How to Pray Through the Silence

  1. Pray out loud — When you live alone, your own voice becomes unfamiliar. Praying out loud fills the silence with something sacred. It reminds your ears — and your soul — that conversation with God is real, tangible, and present. Speak your prayers into the room. Let them occupy the space that loneliness is trying to claim.
  2. Invite God into the mundane — You do not need a prayer closet to pray. Pray while you cook dinner for one. Pray while you make the bed nobody else will see. Pray while you walk to the mailbox. When you invite God into the ordinary rhythms of solo life, every moment becomes a meeting with Him.
  3. Ask God to redefine this season — You may see this as a loss. God may see it as a gift. Ask Him to show you what this season of solitude is for. Some of the deepest spiritual growth in Scripture happened in isolation — Moses in the wilderness, Elijah in the cave, Jesus in the desert. Alone is not wasted. It is often where God does His most intimate work.
  4. Pray against the lie that you are unwanted — Living alone can trick you into believing that nobody chose you. That is a lie. Your relationship status and your living arrangement are not a referendum on your value. Ask God to speak identity over you when loneliness whispers rejection.
  5. Build a prayer rhythm that anchors your day — Without another person to create structure, days can blur together. Use prayer as your anchor — a morning prayer when you wake, a midday pause, an evening reflection. These rhythms replace the human presence with a divine one and give your days shape and meaning.

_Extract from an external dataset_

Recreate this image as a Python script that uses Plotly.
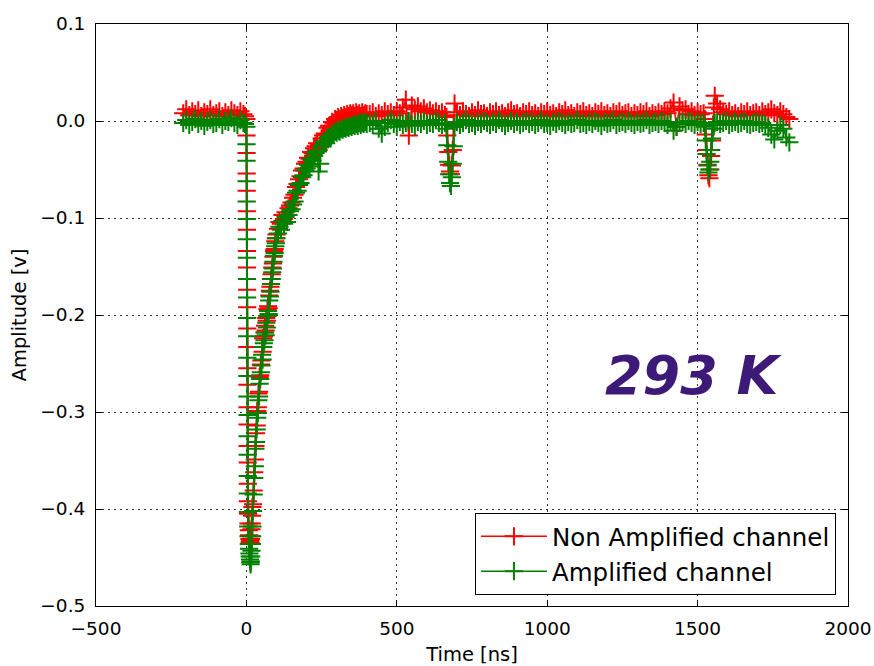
import plotly.graph_objects as go

# ---------------- data ----------------
# time samples [ns], split into segments
t_pre = [-210, -200, -190, -180, -170, -160, -150, -140, -130, -120, -110,
         -100, -90, -80, -70, -60, -50, -40, -30, -20, -10, -5]
t_fall = [0, 0.25, 0.5, 0.75, 1, 1.25, 1.5, 1.75, 2, 2.25, 2.5, 2.75, 3,
          3.25, 3.5, 3.75, 4, 4.25, 4.5, 4.75, 5]
t_bot = [6, 7, 8, 9, 10, 11, 12, 13, 14, 15, 16, 17, 18, 19, 20]
t_rise1 = [22, 24, 26, 28, 30, 32, 34, 36, 38, 40, 42, 44, 46, 48, 50, 52,
           54, 56, 58, 60, 62, 64, 66, 68, 70, 72, 74, 76, 78, 80, 82, 84,
           86, 88, 90, 92, 94, 96, 98, 100]
t_rise2 = [105, 110, 115, 120, 125, 130, 135, 140, 145, 150, 155, 160, 165,
           170, 175, 180, 185, 190, 195, 200, 205, 210, 215, 220, 225, 230,
           235, 240, 245, 250, 255, 260, 265, 270, 275, 280, 285, 290, 295,
           300, 305, 310, 315, 320, 325, 330, 335, 340, 345, 350, 355, 360,
           365, 370, 375, 380, 385, 390, 395, 400]
t_tail_a = [410, 420, 430, 440, 450, 460, 470, 480, 490, 500, 510, 520, 530,
            540, 550, 560, 570, 580, 590, 600, 610, 620, 630, 640, 650, 660]
t_dip1 = [665, 668, 671, 674, 677, 680, 683, 686, 689, 692]
t_tail_b = [700, 710, 720, 730, 740, 750, 760, 770, 780, 790,
            800, 810, 820, 830, 840, 850, 860, 870, 880, 890,
            900, 910, 920, 930, 940, 950, 960, 970, 980, 990,
            1000, 1010, 1020, 1030, 1040, 1050, 1060, 1070, 1080, 1090,
            1100, 1110, 1120, 1130, 1140, 1150, 1160, 1170, 1180, 1190,
            1200, 1210, 1220, 1230, 1240, 1250, 1260, 1270, 1280, 1290,
            1300, 1310, 1320, 1330, 1340, 1350, 1360, 1370, 1380, 1390,
            1400, 1410, 1420, 1430, 1440, 1450, 1460, 1470, 1480, 1490,
            1500, 1510, 1520]
t_dip2 = [1524, 1527, 1530, 1533, 1536, 1539, 1542, 1545, 1548, 1551, 1554, 1557]
t_tail_c = [1565, 1575, 1585, 1595, 1605, 1615, 1625, 1635, 1645, 1655, 1665,
            1675, 1685, 1695, 1705, 1715, 1725, 1735, 1745, 1755, 1765, 1775,
            1785, 1795, 1805]

# Amplified channel (green) [V]
g_pre = [-0.002, 0.001, -0.004, -0.001, 0.002, -0.003, 0.000, -0.005, -0.001,
         0.001, -0.003, -0.002, 0.002, -0.004, 0.000, -0.001, 0.003, -0.002,
         -0.004, 0.001, -0.002, -0.003]
g_fall = [-0.006, -0.024, -0.041, -0.062, -0.083, -0.101, -0.122, -0.141,
          -0.163, -0.182, -0.203, -0.222, -0.244, -0.263, -0.284, -0.303,
          -0.325, -0.344, -0.366, -0.384, -0.403]
g_bot = [-0.418, -0.428, -0.436, -0.441, -0.446, -0.449, -0.452, -0.455,
         -0.457, -0.454, -0.449, -0.443, -0.436, -0.428, -0.418]
g_rise1 = [-0.402, -0.385, -0.368, -0.356, -0.338, -0.331, -0.318, -0.306,
           -0.301, -0.288, -0.284, -0.271, -0.266, -0.259, -0.252, -0.241,
           -0.246, -0.233, -0.229, -0.226, -0.218, -0.221, -0.208, -0.213,
           -0.201, -0.196, -0.199, -0.185, -0.181, -0.176, -0.168, -0.163,
           -0.156, -0.152, -0.145, -0.139, -0.136, -0.129, -0.126, -0.121]
g_rise2 = [-0.116, -0.109, -0.112, -0.103, -0.106, -0.099, -0.104, -0.097,
           -0.093, -0.091, -0.086, -0.083, -0.074, -0.072, -0.066, -0.064,
           -0.058, -0.056, -0.051, -0.049, -0.045, -0.047, -0.039, -0.041,
           -0.036, -0.033, -0.031, -0.052, -0.044, -0.026, -0.024, -0.021,
           -0.023, -0.017, -0.016, -0.018, -0.013, -0.014, -0.011, -0.012,
           -0.009, -0.011, -0.008, -0.009, -0.007, -0.008, -0.006, -0.007,
           -0.005, -0.006, -0.004, -0.005, -0.003, -0.005, -0.002, -0.004,
           -0.002, -0.003, -0.001, -0.003]
g_tail_a = [-0.002, -0.004, 0.000, -0.008, -0.013, -0.006, -0.002, 0.001,
            -0.003, -0.006, -0.001, -0.004, -0.002, 0.000, -0.003, -0.005,
            -0.001, -0.003, 0.000, -0.004, -0.002, -0.003, 0.001, -0.002,
            -0.004, -0.002]
g_dip1 = [-0.008, -0.025, -0.042, -0.055, -0.064, -0.067, -0.058, -0.044,
          -0.026, -0.006]
g_tail_b = [-0.001, -0.004, -0.002, 0.001, -0.003, -0.002, -0.005, -0.001, -0.003, 0.000,
            -0.002, -0.004, -0.001, -0.003, 0.001, -0.002, -0.005, -0.002, 0.000, -0.003,
            -0.001, -0.004, -0.002, 0.000, -0.003, -0.001, -0.004, -0.002, 0.001, -0.003,
            -0.002, -0.005, -0.001, -0.003, 0.000, -0.002, -0.004, -0.001, -0.003, -0.002,
            0.001, -0.003, -0.002, -0.004, -0.001, -0.003, 0.000, -0.002, -0.005, -0.001,
            -0.003, -0.002, 0.001, -0.004, -0.002, -0.001, -0.003, 0.000, -0.002, -0.004,
            -0.001, -0.003, -0.002, 0.001, -0.004, -0.002, -0.001, -0.003, 0.000, -0.002,
            -0.004, -0.001, -0.010, -0.006, -0.002, -0.001, -0.003, 0.000, -0.002, -0.004,
            -0.001, -0.003, -0.002]
g_dip2 = [-0.006, -0.020, -0.034, -0.046, -0.053, -0.050, -0.042, -0.030,
          -0.018, -0.008, -0.004, -0.002]
g_tail_c = [-0.001, -0.003, -0.002, 0.000, -0.004, -0.002, -0.001, -0.003,
            -0.002, 0.000, -0.003, -0.004, -0.002, -0.001, -0.003, -0.002,
            -0.004, -0.007, -0.014, -0.019, -0.010, -0.004, -0.008, -0.017,
            -0.022]

# Non amplified channel (red) [V]
r_pre = [0.008, 0.012, 0.006, 0.010, 0.007, 0.011, 0.005, 0.009, 0.007, 0.012,
         0.006, 0.008, 0.010, 0.005, 0.009, 0.006, 0.011, 0.008, 0.006, 0.010,
         0.007, 0.005]
r_fall = [0.002, -0.015, -0.033, -0.054, -0.072, -0.093, -0.112, -0.134,
          -0.151, -0.174, -0.192, -0.214, -0.233, -0.255, -0.272, -0.295,
          -0.313, -0.335, -0.352, -0.374, -0.392]
r_bot = [-0.405, -0.415, -0.422, -0.427, -0.431, -0.434, -0.436, -0.433,
         -0.435, -0.431, -0.428, -0.421, -0.415, -0.407, -0.398]
r_rise1 = [-0.395, -0.381, -0.362, -0.349, -0.335, -0.322, -0.314, -0.299,
           -0.295, -0.281, -0.279, -0.264, -0.262, -0.251, -0.247, -0.233,
           -0.238, -0.224, -0.222, -0.218, -0.211, -0.216, -0.203, -0.206,
           -0.194, -0.191, -0.193, -0.180, -0.175, -0.171, -0.163, -0.158,
           -0.151, -0.147, -0.140, -0.134, -0.132, -0.124, -0.121, -0.117]
r_rise2 = [-0.111, -0.104, -0.106, -0.097, -0.101, -0.094, -0.097, -0.090,
           -0.087, -0.084, -0.079, -0.076, -0.068, -0.065, -0.060, -0.057,
           -0.051, -0.049, -0.044, -0.042, -0.038, -0.039, -0.032, -0.033,
           -0.028, -0.026, -0.023, -0.030, -0.027, -0.018, -0.015, -0.013,
           -0.014, -0.007, -0.005, -0.006, -0.001, -0.002, 0.002, 0.001,
           0.004, 0.002, 0.005, 0.003, 0.006, 0.004, 0.007, 0.005, 0.008,
           0.006, 0.008, 0.005, 0.009, 0.006, 0.008, 0.005, 0.009, 0.006,
           0.008, 0.007]
r_tail_a = [0.007, 0.009, 0.005, 0.008, 0.006, 0.010, 0.007, 0.009, 0.006,
            0.010, 0.008, 0.014, 0.022, -0.015, 0.016, 0.012, 0.015, 0.010,
            0.013, 0.009, 0.011, 0.008, 0.010, 0.007, 0.009, 0.006]
r_dip1 = [0.004, -0.015, -0.032, -0.045, -0.052, -0.055, -0.046, -0.030,
          -0.006, 0.018]
r_tail_b = [0.009, 0.006, 0.010, 0.007, 0.005, 0.009, 0.006, 0.011, 0.007, 0.008,
            0.005, 0.009, 0.007, 0.010, 0.006, 0.008, 0.005, 0.009, 0.011, 0.007,
            0.008, 0.005, 0.009, 0.007, 0.010, 0.006, 0.008, 0.005, 0.009, 0.007,
            0.010, 0.006, 0.008, 0.005, 0.009, 0.007, 0.011, 0.006, 0.008, 0.005,
            0.009, 0.007, 0.010, 0.006, 0.008, 0.005, 0.009, 0.007, 0.010, 0.006,
            0.008, 0.005, 0.009, 0.007, 0.010, 0.006, 0.008, 0.009, 0.005, 0.008,
            0.006, 0.009, 0.007, 0.010, 0.005, 0.008, 0.006, 0.009, 0.007, 0.010,
            0.008, 0.013, 0.019, -0.006, 0.015, 0.011, 0.012, 0.007, 0.010, 0.006,
            0.009, 0.007, 0.008]
r_dip2 = [0.002, -0.014, -0.030, -0.045, -0.056, -0.059, -0.050, -0.036,
          -0.020, -0.004, 0.014, 0.026]
r_tail_c = [0.018, 0.012, 0.009, 0.007, 0.010, 0.006, 0.008, 0.005, 0.009,
            0.007, 0.010, 0.006, 0.008, 0.009, 0.006, 0.010, 0.007, 0.009,
            0.012, 0.008, 0.006, 0.010, 0.007, 0.004, 0.002]

time_ns = t_pre + t_fall + t_bot + t_rise1 + t_rise2 + t_tail_a + t_dip1 + t_tail_b + t_dip2 + t_tail_c
amp_green = g_pre + g_fall + g_bot + g_rise1 + g_rise2 + g_tail_a + g_dip1 + g_tail_b + g_dip2 + g_tail_c
amp_red = r_pre + r_fall + r_bot + r_rise1 + r_rise2 + r_tail_a + r_dip1 + r_tail_b + r_dip2 + r_tail_c

series_names = ["Non Amplified channel", "Amplified channel"]
x_ticks = [-500, 0, 500, 1000, 1500, 2000]
y_ticks = [-0.5, -0.4, -0.3, -0.2, -0.1, 0.0, 0.1]
label_text = "293 K"

# ---------------- figure ----------------
FONT = "DejaVu Sans"
fig = go.Figure()
for name, yv, col, grp in [(series_names[0], amp_red, "#ff0000", "a"),
                           (series_names[1], amp_green, "#008000", "b")]:
    fig.add_trace(go.Scatter(
        x=time_ns, y=yv, mode="lines+markers", name=name, legendgroup=grp,
        line=dict(color=col, width=1.5),
        marker=dict(symbol="cross-thin", size=13, color=col,
                    line=dict(color=col, width=2)),
    ))

fig.add_annotation(x=1488, y=-0.262, xref="x", yref="y", text=label_text,
                   showarrow=False,
                   font=dict(family=FONT, size=54, color="#3d1a78",
                             weight="bold", style="italic"))

axis_common = dict(showline=True, linecolor="black", linewidth=1,
                   mirror="ticks", ticks="inside", ticklen=6,
                   tickcolor="black", tickwidth=1,
                   showgrid=True, gridcolor="#333333", gridwidth=1,
                   griddash="2px,4px", zeroline=False, automargin=False,
                   tickfont=dict(family=FONT, size=18.5, color="black"))

fig.update_layout(
    width=874, height=666,
    margin=dict(l=96, r=26, t=24, b=60),
    paper_bgcolor="white", plot_bgcolor="white",
    font=dict(family=FONT, color="black"),
    xaxis=dict(range=[-500, 2000], tickvals=x_ticks,
               ticklabelstandoff=6,
               title=dict(text="Time [ns]", standoff=10,
                          font=dict(family=FONT, size=19.5)),
               **axis_common),
    yaxis=dict(range=[-0.5, 0.1], tickvals=y_ticks, tickformat=".1f",
               ticklabelstandoff=6,
               title=dict(text="Amplitude [v]", standoff=8,
                          font=dict(family=FONT, size=19.5)),
               **axis_common),
    legend=dict(x=0.984, y=0.019, xanchor="right", yanchor="bottom",
                bgcolor="white", bordercolor="black", borderwidth=1,
                font=dict(family=FONT, size=24.5, color="black"),
                traceorder="grouped", tracegroupgap=0, itemwidth=66),
    showlegend=True,
)

fig.write_html("out.html",
               config={"displayModeBar": False},
               post_script="document.body.style.margin='0';"
                           "document.body.style.overflow='hidden';")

Elijah Was Alone in the Cave

After his greatest victory on Mount Carmel, Elijah ran into the wilderness, collapsed under a tree, and asked God to let him die. He ended up in a cave — alone, exhausted, and convinced he was the last faithful person on earth. And God did not rebuke him for the isolation. He met him in it. He sent food. He sent rest. And then He came — not in the earthquake, not in the fire, not in the wind — but in a gentle whisper. God's most intimate revelation came to a man sitting alone in a cave. Your empty apartment may feel like a cave right now. But God whispers in caves.

After the earthquake came a fire, but the Lord was not in the fire. And after the fire came a gentle whisper.

1 Kings 19:12 (NIV)

How to Pray When You Feel Lonely

When the ache of isolation becomes too heavy to carry alone.

How to Pray Through a Major Life Transition

Finding God in the space between who you were and who you are becoming.

Reflection: What if the silence in your home is not emptiness — but space? Space for God to speak without competition. Space for you to listen without distraction. What might He be saying in the quiet?

Frequently Asked Questions

Is it wrong to hate living alone?
No. God Himself said, 'It is not good for man to be alone.' You were designed for community and connection. Hating the loneliness does not mean you lack faith — it means you are human. Bring the frustration to God honestly. He already knows, and He is not offended by your honesty.
How do I handle the evenings and weekends when the loneliness is worst?
Structure helps. Join a small group, volunteer at your church, take a class, or establish a routine that includes regular connection with others. But also learn to be present with God in the quiet hours. Some of your richest spiritual moments will happen on a Tuesday night with nobody else in the room.
Will this feeling of loneliness ever go away?
It will change. The acute, crushing loneliness of the early days will soften as you build new rhythms, new relationships, and a deeper awareness of God's presence. You may always prefer company — that is healthy. But the desperation will ease as you learn that solitude and loneliness are not the same thing. Solitude can become sacred when God is in it.